SOURCE DATA:
*****
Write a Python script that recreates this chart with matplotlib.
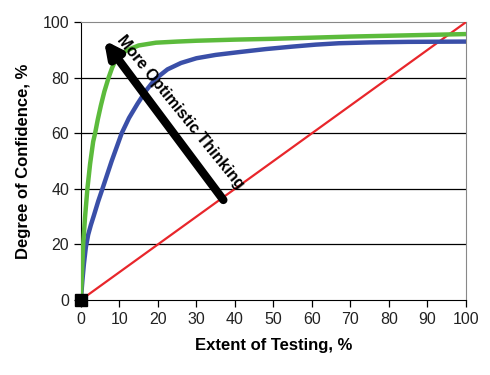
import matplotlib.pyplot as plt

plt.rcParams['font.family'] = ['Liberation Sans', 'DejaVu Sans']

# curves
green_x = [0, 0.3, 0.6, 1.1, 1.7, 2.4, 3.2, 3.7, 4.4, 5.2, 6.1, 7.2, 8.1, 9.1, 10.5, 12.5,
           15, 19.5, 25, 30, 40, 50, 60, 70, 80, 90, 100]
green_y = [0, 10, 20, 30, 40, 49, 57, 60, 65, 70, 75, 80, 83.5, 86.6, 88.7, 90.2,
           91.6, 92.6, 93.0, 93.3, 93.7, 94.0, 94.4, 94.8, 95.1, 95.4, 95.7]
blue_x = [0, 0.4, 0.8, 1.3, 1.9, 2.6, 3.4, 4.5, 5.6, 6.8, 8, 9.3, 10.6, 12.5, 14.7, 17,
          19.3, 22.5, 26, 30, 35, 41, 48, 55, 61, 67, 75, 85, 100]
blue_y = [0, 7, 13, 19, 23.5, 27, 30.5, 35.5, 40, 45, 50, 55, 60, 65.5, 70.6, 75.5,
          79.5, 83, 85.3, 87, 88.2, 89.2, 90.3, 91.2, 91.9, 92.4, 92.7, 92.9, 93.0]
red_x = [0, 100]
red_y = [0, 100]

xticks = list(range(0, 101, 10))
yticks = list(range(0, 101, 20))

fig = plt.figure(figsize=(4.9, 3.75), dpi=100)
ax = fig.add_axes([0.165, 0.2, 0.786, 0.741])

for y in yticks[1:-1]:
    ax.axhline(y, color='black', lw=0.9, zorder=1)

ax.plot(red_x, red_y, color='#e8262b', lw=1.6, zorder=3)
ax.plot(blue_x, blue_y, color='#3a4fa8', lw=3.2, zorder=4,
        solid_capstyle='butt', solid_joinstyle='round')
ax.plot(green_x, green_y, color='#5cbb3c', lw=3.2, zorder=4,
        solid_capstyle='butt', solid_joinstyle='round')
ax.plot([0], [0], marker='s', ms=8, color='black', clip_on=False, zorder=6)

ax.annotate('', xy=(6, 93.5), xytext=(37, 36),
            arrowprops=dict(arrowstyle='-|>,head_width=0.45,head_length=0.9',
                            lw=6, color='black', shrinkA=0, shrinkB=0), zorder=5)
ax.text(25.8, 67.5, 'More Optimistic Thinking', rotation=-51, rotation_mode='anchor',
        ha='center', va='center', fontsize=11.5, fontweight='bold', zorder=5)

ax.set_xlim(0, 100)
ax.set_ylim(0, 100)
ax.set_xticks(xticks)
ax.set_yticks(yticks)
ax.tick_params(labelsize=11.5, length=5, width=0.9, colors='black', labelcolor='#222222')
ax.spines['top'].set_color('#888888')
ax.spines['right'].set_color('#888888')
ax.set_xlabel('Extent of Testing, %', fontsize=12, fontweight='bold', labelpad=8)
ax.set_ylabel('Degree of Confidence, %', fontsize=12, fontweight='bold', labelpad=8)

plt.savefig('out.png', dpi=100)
*****
YOUR OBJECTIVE:
Take the material above from its first line through the line holding "ax.axhline(y, color='black', lw=0.9, zorder=1)" and set it down exactly, without the pictures.

RESULT:
Write a Python script that recreates this chart with matplotlib.
import matplotlib.pyplot as plt

plt.rcParams['font.family'] = ['Liberation Sans', 'DejaVu Sans']

# curves
green_x = [0, 0.3, 0.6, 1.1, 1.7, 2.4, 3.2, 3.7, 4.4, 5.2, 6.1, 7.2, 8.1, 9.1, 10.5, 12.5,
           15, 19.5, 25, 30, 40, 50, 60, 70, 80, 90, 100]
green_y = [0, 10, 20, 30, 40, 49, 57, 60, 65, 70, 75, 80, 83.5, 86.6, 88.7, 90.2,
           91.6, 92.6, 93.0, 93.3, 93.7, 94.0, 94.4, 94.8, 95.1, 95.4, 95.7]
blue_x = [0, 0.4, 0.8, 1.3, 1.9, 2.6, 3.4, 4.5, 5.6, 6.8, 8, 9.3, 10.6, 12.5, 14.7, 17,
          19.3, 22.5, 26, 30, 35, 41, 48, 55, 61, 67, 75, 85, 100]
blue_y = [0, 7, 13, 19, 23.5, 27, 30.5, 35.5, 40, 45, 50, 55, 60, 65.5, 70.6, 75.5,
          79.5, 83, 85.3, 87, 88.2, 89.2, 90.3, 91.2, 91.9, 92.4, 92.7, 92.9, 93.0]
red_x = [0, 100]
red_y = [0, 100]

xticks = list(range(0, 101, 10))
yticks = list(range(0, 101, 20))

fig = plt.figure(figsize=(4.9, 3.75), dpi=100)
ax = fig.add_axes([0.165, 0.2, 0.786, 0.741])

for y in yticks[1:-1]:
    ax.axhline(y, color='black', lw=0.9, zorder=1)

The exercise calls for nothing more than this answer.